Die Betreiber drohten im Abstimmungskampf jedoch mit höheren Summen, Axpo etwa mit Forderungen von über 4 Milliarden Franken für die AKW Beznau und Leibstadt. Die Initianten gaben zu bedenken, dass die Produktion von Atomstrom ein Verlustgeschäft sei. Die Betreiber könnten nicht behaupten, ihnen würden Gewinne entgehen. Mit dem raschen Abschalten der AKW liesse sich vielmehr Geld sparen und das Risiko für den Steuerzahler verkleinern.

Angst vor Blackouts

Eine Rolle gespielt haben mag auch die Angst vor Strommangel und Blackouts. Zwar hätte der Atomstrom durch Importe ersetzt werden können.

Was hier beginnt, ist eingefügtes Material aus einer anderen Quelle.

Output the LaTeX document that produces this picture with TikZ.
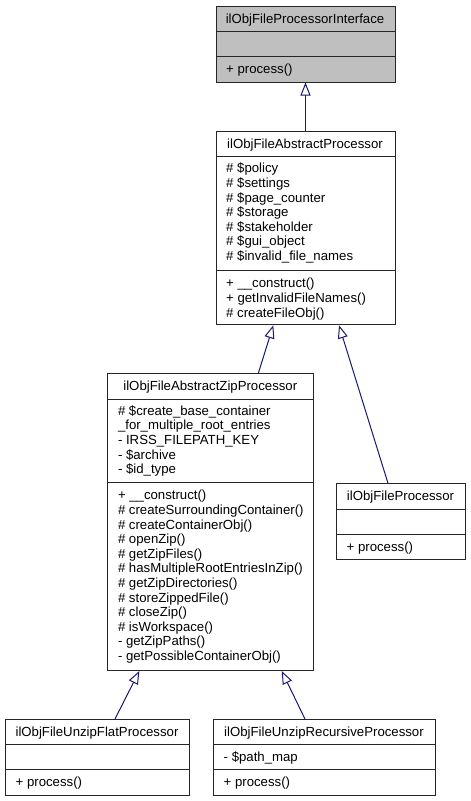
\documentclass[tikz,border=0pt]{standalone}
\usepackage{fontspec}
\setmainfont{Liberation Sans}
\usetikzlibrary{arrows.meta}
\definecolor{edgeblue}{HTML}{191970}
\definecolor{ifacegray}{HTML}{BFBFBF}
\begin{document}
\begin{tikzpicture}[x=1pt,y=-1pt,
  font=\fontsize{13.2}{15}\selectfont,
  classbox/.style={draw=black!85, line width=1pt, inner sep=0pt, anchor=north west},
  divider/.style={draw=black!85, line width=1pt},
  member/.style={inner sep=0pt, anchor=base west},
  title/.style={inner sep=0pt, anchor=base},
  inherit/.style={draw=edgeblue, line width=1pt, -{Triangle[open, length=13pt, width=10pt, fill=white]}}]
\useasboundingbox (0,0) rectangle (471,801);

% ---------- ilObjFileProcessorInterface ----------
\node[classbox, fill=ifacegray, minimum width=179pt, minimum height=76pt] (iface) at (215.5,5.5) {};
\draw[divider] (215.5,31.5) -- (394.5,31.5);
\draw[divider] (215.5,56.5) -- (394.5,56.5);
\node[title] (iface-t) at (305,23) {ilObjFileProcessorInterface};
\node[member] (iface-m0) at (226,73.5) {+ process()};

% ---------- ilObjFileAbstractProcessor ----------
\node[classbox, fill=white, minimum width=179pt, minimum height=193.3pt] (abs) at (215.5,131) {};
\draw[divider] (215.5,156.7) -- (394.5,156.7);
\draw[divider] (215.5,270) -- (394.5,270);
\node[title] (abs-t) at (305,148.4) {ilObjFileAbstractProcessor};
\foreach \t [count=\i from 0] in {\# \$policy, \# \$settings, \# \$page\_counter, \# \$storage, \# \$stakeholder, \# \$gui\_object, \# \$invalid\_file\_names}
  \node[member] (abs-a\i) at (226,{172.8+\i*14.6}) {\t};
\foreach \t [count=\i from 0] in {+ \_\_construct(), + getInvalidFileNames(), \# createFileObj()}
  \node[member] (abs-m\i) at (226,{287.8+\i*14.6}) {\t};

% ---------- ilObjFileAbstractZipProcessor ----------
\node[classbox, fill=white, minimum width=206pt, minimum height=296.7pt] (zip) at (107.3,373.3) {};
\draw[divider] (107.3,399) -- (313.3,399);
\draw[divider] (107.3,482.5) -- (313.3,482.5);
\node[title] (zip-t) at (210.3,390.7) {ilObjFileAbstractZipProcessor};
\foreach \t [count=\i from 0] in {\# \$create\_base\_container, \_for\_multiple\_root\_entries, - IRSS\_FILEPATH\_KEY, - \$archive, - \$id\_type}
  \node[member] (zip-a\i) at (117.8,{415.2+\i*14.6}) {\t};
\foreach \t [count=\i from 0] in {+ \_\_construct(), \# createSurroundingContainer(), \# createContainerObj(), \# openZip(), \# getZipFiles(), \# hasMultipleRootEntriesInZip(), \# getZipDirectories(), \# storeZippedFile(), \# closeZip(), \# isWorkspace(), - getZipPaths(), - getPossibleContainerObj()}
  \node[member] (zip-m\i) at (117.8,{499.9+\i*14.6}) {\t};

% ---------- ilObjFileProcessor ----------
\node[classbox, fill=white, minimum width=129pt, minimum height=76pt] (proc) at (336,483.3) {};
\draw[divider] (336,509) -- (465,509);
\draw[divider] (336,534) -- (465,534);
\node[title] (proc-t) at (400.5,500.7) {ilObjFileProcessor};
\node[member] (proc-m0) at (346.5,551.2) {+ process()};

% ---------- ilObjFileUnzipFlatProcessor ----------
\node[classbox, fill=white, minimum width=184pt, minimum height=76pt] (flat) at (5,719) {};
\draw[divider] (5,744.7) -- (189,744.7);
\draw[divider] (5,769.7) -- (189,769.7);
\node[title] (flat-t) at (97,736.4) {ilObjFileUnzipFlatProcessor};
\node[member] (flat-m0) at (15.5,786.9) {+ process()};

% ---------- ilObjFileUnzipRecursiveProcessor ----------
\node[classbox, fill=white, minimum width=222pt, minimum height=76pt] (rec) at (213,719) {};
\draw[divider] (213,744.7) -- (435,744.7);
\draw[divider] (213,769.7) -- (435,769.7);
\node[title] (rec-t) at (324,736.4) {ilObjFileUnzipRecursiveProcessor};
\node[member] (rec-a0) at (223.5,761.7) {- \$path\_map};
\node[member] (rec-m0) at (223.5,786.9) {+ process()};

% ---------- inheritance ----------
\draw[inherit] (abs.north) -- (iface.south);
\draw[inherit] ([xshift=151pt]zip.north west) -- ([xshift=57.8pt]abs.south west);
\draw[inherit] ([xshift=52pt]proc.north west) -- ([xshift=123.5pt]abs.south west);
\draw[inherit] ([xshift=110pt]flat.north west) -- ([xshift=32pt]zip.south west);
\draw[inherit] ([xshift=92pt]rec.north west) -- ([xshift=174.4pt]zip.south west);
\end{tikzpicture}
\end{document}
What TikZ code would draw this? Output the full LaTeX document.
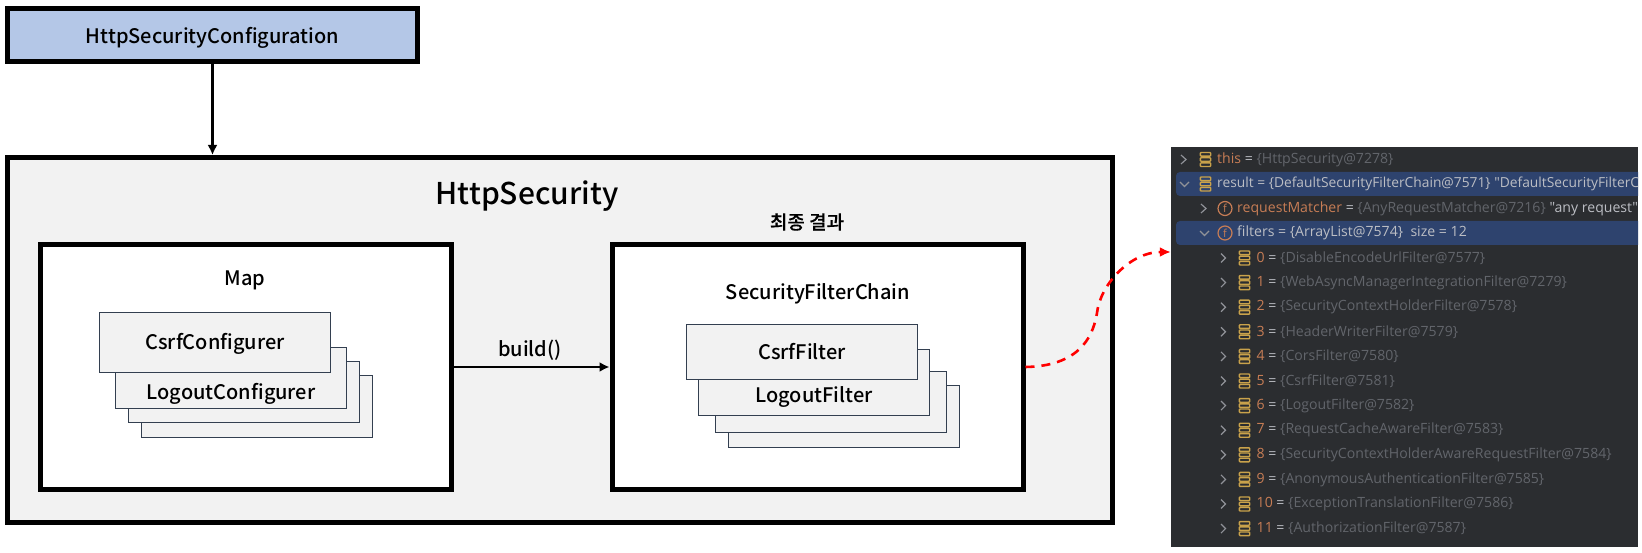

Laut den Gegnern hätte das aber zu Überlastung der Netzinfrastruktur führen können.

Die Gegner – auch Energieministerin Doris Leuthard – warnten zudem vor Dreckstrom aus Atom- und Kohlekraftwerken, den die Schweiz bei einem Ja zur Initiative importieren müsste. Die Initianten stellten das in Abrede. Aus ihrer Sicht hätte der Atomstrom mit einheimischem und importiertem grünem Strom ersetzt werden können. Bei den Stimmenden blieben aber offenbar Zweifel.

Bau von AKW verbieten

Nach dem Nein zur Atomausstiegsinitiative steht nun die Energiestrategie 2050 im Fokus, über die sich das Stimmvolk voraussichtlich auch noch äussern wird. Die SVP hat das Referendum gegen das erste Massnahmenpaket ergriffen. Wie sich die Wirtschaftsverbände und die FDP positionieren werden, ist offen.

Das Paket beinhaltet den langfristigen Atomausstieg: Im Gesetz wird verankert, dass der Bau neuer Atomkraftwerke verboten ist. Eine Laufzeitbeschränkung hatte das Parlament abgelehnt. Auch wollte es auf Gesetzesebene keine speziellen Regeln für alte AKW erlassen. Solche sind allerdings auf Verordnungsebene geplant.

Mehr Geld für Öko-Strom

Im ersten Massnahmenpaket zur Energiestrategie sind auch Ziele für die Stromproduktion aus neuen erneuerbaren Energien festgelegt. Diese soll von heute rund 3 Terawattstunden bis 2035 auf mindestens 11,4 Terawattstunden steigen. Das wäre etwa halb so viel, wie die Schweizer AKW heute produzieren.

Für die Förderung der erneuerbaren Energien würde mehr Geld zur Verfügung stehen als heute. Der Netzzuschlag, den Stromkonsumenten berappen, soll auf 2,3 Rappen steigen. Eine vierköpfige Familie würde das rund 100 Franken im Jahr kosten, 44 Franken mehr als heute. 0,2 Rappen aus dem Netzzuschlag sind für Subventionen an bestehende Grosswasserkraftwerke reserviert.

Mehr Energieeffizienz

Daneben ist mehr Energieeffizienz angesagt: Der Energieverbrauch pro Person und Jahr soll – gemessen am Stand des Jahres 2000 – bis 2035 um 43 Prozent sinken, der Stromverbrauch um 13 Prozent. Zentrales Instrument bleibt das Gebäudeprogramm, für das mehr Geld eingesetzt werden soll. Die Abstimmung findet frühestens am 21. Mai 2017 statt.

Im Parlament wiederum beginnen bald die Beratungen zur zweiten Etappe der Energiestrategie, dem Klima- und Energielenkungssystem (KELS). Der Bundesrat will die Fördermassnahmen ab 2021 mit Lenkungsabgaben ersetzen. In der Vernehmlassung sind die Pläne auf heftige Kritik gestossen. Sollten sie die parlamentarische Beratung überstehen, wird das Volk auch darüber befinden.